People have been living near rainforests for tens of thousands of years, but most available evidence has intense use of forest resources starting just 10,000 years ago. So scientists thought that the dense, tropical forests were so hard to navigate and find food in that humans would have mainly depended on open plains nearby.
But some researchers had doubts. Modern forest foragers do just fine in the rainforest. And some evidence in Africa pointed to humans in rainforests well before the 10,000 year mark.

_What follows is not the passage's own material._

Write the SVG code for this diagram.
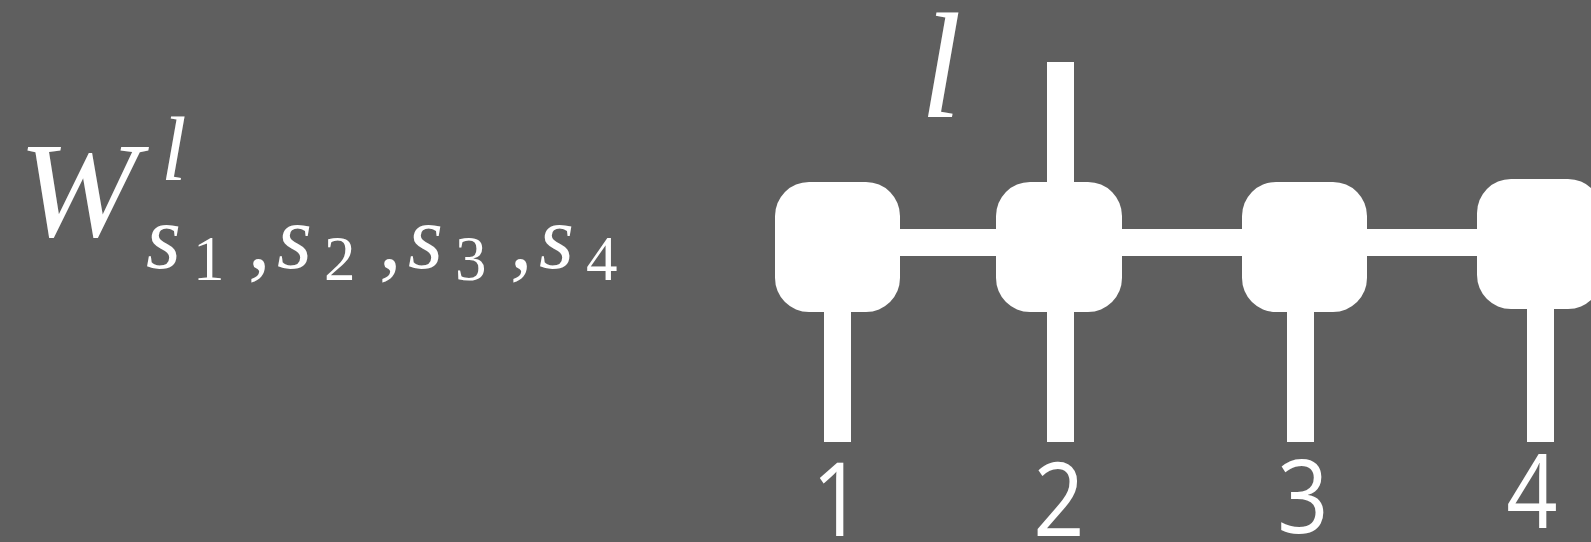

Now there’s hard evidence, out of Sri Lanka, that people roamed and dined on rainforest offerings at least 10,000 years earlier than we’d thought. The finding is in the journal Science. [Patrick Roberts et al, Direct evidence for human reliance on rainforest resources in late Pleistocene Sri Lanka]
Researchers measured carbon and oxygen isotopes in the remains of 26 humans found in the Sri Lankan rainforest. The bodies were some 20,000 years old.
Isotope signatures differ for plants that live beneath the closed rainforest canopy than for plants from the open plains. Any animals that eat those plants then also carry those forest isotopes—as did the remains, showing that these humans subsisted on tropical forest vegetation.
The findings show that humans have been taking advantage of rainforests for at least 20 millennia. Whether our accelerated resource extraction will allow any substantial rainforests to exist even one thousand years from now is a very open question.